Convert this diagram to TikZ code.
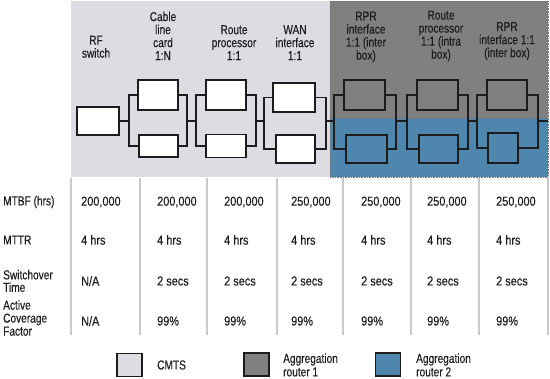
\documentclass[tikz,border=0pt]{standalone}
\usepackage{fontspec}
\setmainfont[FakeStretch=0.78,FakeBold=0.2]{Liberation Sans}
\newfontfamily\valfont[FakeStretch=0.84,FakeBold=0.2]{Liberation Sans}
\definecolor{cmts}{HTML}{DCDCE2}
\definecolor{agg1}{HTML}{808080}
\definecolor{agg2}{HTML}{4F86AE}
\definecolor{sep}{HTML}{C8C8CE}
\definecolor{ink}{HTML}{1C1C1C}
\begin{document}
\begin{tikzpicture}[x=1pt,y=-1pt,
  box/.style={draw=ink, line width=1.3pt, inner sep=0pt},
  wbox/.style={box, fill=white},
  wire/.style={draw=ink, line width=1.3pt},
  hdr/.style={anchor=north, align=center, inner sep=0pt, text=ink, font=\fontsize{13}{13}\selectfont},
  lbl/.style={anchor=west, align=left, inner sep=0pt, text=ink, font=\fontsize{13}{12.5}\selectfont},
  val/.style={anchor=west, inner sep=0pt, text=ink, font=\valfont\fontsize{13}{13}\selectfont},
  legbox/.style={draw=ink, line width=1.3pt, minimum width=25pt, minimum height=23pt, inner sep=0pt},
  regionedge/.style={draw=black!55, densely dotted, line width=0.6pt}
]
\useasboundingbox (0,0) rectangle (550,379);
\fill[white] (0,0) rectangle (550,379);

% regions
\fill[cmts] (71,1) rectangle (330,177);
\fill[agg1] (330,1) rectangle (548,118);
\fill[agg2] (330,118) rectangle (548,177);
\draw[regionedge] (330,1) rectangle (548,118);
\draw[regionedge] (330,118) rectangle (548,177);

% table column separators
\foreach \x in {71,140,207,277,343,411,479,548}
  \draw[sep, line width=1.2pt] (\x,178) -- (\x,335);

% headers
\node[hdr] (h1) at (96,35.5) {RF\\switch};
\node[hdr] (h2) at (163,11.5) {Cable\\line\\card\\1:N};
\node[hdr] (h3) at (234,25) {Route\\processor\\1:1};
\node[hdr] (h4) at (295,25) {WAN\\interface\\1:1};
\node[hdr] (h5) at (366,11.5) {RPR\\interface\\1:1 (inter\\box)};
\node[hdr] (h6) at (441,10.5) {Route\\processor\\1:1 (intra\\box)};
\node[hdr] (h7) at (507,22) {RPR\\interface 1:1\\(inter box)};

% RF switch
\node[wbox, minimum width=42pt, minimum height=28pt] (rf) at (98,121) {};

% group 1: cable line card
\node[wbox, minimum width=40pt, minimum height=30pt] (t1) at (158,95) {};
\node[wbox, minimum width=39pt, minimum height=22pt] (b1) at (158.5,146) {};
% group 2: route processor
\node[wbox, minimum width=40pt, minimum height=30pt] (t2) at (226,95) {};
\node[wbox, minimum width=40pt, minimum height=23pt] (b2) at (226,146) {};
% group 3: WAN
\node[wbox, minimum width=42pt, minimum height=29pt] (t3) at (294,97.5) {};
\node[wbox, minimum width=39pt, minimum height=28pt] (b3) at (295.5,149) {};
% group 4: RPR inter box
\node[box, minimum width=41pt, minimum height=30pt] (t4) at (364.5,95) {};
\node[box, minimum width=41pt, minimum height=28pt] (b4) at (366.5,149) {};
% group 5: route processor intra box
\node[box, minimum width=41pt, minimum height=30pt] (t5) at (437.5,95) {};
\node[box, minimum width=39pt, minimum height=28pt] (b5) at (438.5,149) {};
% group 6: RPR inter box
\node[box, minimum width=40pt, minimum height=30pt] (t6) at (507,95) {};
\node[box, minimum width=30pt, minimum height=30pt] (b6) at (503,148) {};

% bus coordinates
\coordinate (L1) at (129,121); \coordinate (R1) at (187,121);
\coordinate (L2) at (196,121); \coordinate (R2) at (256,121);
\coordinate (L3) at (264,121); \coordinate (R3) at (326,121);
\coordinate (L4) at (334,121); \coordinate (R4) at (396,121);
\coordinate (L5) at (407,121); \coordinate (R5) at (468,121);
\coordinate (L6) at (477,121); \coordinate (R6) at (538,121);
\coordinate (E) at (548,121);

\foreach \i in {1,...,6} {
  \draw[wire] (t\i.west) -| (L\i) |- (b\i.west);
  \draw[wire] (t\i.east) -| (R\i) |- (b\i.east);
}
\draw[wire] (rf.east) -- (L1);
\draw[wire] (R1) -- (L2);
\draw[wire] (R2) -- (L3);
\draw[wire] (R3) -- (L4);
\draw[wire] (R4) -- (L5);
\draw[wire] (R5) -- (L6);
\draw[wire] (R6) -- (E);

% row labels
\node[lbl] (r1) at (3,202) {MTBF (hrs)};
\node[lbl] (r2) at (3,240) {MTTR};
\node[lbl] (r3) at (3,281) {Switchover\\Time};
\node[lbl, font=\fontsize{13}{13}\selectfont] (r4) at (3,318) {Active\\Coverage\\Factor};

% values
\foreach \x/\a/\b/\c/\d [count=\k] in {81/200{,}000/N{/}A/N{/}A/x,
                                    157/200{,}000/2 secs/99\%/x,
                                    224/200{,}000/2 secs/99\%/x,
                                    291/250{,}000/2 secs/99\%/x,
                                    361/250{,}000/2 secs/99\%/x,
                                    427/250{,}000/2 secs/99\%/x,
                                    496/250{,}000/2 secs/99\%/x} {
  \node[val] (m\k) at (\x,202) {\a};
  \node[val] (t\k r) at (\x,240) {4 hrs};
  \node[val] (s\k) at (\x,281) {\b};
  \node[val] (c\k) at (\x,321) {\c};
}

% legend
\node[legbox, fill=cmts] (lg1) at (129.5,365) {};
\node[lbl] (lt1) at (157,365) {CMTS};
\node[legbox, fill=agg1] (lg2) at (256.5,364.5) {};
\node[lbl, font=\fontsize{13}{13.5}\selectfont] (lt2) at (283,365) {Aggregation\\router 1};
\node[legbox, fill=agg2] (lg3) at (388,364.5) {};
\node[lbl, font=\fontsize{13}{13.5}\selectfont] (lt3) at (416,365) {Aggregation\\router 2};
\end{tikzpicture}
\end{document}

* * * *

◆ **Short problem**
Leave out the pictures and restate, word for word, the lines from the top of the data through the line containing "(\x,178) -- (\x,335);", both included.

◆ **Solution to this problem**
Convert this diagram to TikZ code.
\documentclass[tikz,border=0pt]{standalone}
\usepackage{fontspec}
\setmainfont[FakeStretch=0.78,FakeBold=0.2]{Liberation Sans}
\newfontfamily\valfont[FakeStretch=0.84,FakeBold=0.2]{Liberation Sans}
\definecolor{cmts}{HTML}{DCDCE2}
\definecolor{agg1}{HTML}{808080}
\definecolor{agg2}{HTML}{4F86AE}
\definecolor{sep}{HTML}{C8C8CE}
\definecolor{ink}{HTML}{1C1C1C}
\begin{document}
\begin{tikzpicture}[x=1pt,y=-1pt,
  box/.style={draw=ink, line width=1.3pt, inner sep=0pt},
  wbox/.style={box, fill=white},
  wire/.style={draw=ink, line width=1.3pt},
  hdr/.style={anchor=north, align=center, inner sep=0pt, text=ink, font=\fontsize{13}{13}\selectfont},
  lbl/.style={anchor=west, align=left, inner sep=0pt, text=ink, font=\fontsize{13}{12.5}\selectfont},
  val/.style={anchor=west, inner sep=0pt, text=ink, font=\valfont\fontsize{13}{13}\selectfont},
  legbox/.style={draw=ink, line width=1.3pt, minimum width=25pt, minimum height=23pt, inner sep=0pt},
  regionedge/.style={draw=black!55, densely dotted, line width=0.6pt}
]
\useasboundingbox (0,0) rectangle (550,379);
\fill[white] (0,0) rectangle (550,379);

% regions
\fill[cmts] (71,1) rectangle (330,177);
\fill[agg1] (330,1) rectangle (548,118);
\fill[agg2] (330,118) rectangle (548,177);
\draw[regionedge] (330,1) rectangle (548,118);
\draw[regionedge] (330,118) rectangle (548,177);

% table column separators
\foreach \x in {71,140,207,277,343,411,479,548}
  \draw[sep, line width=1.2pt] (\x,178) -- (\x,335);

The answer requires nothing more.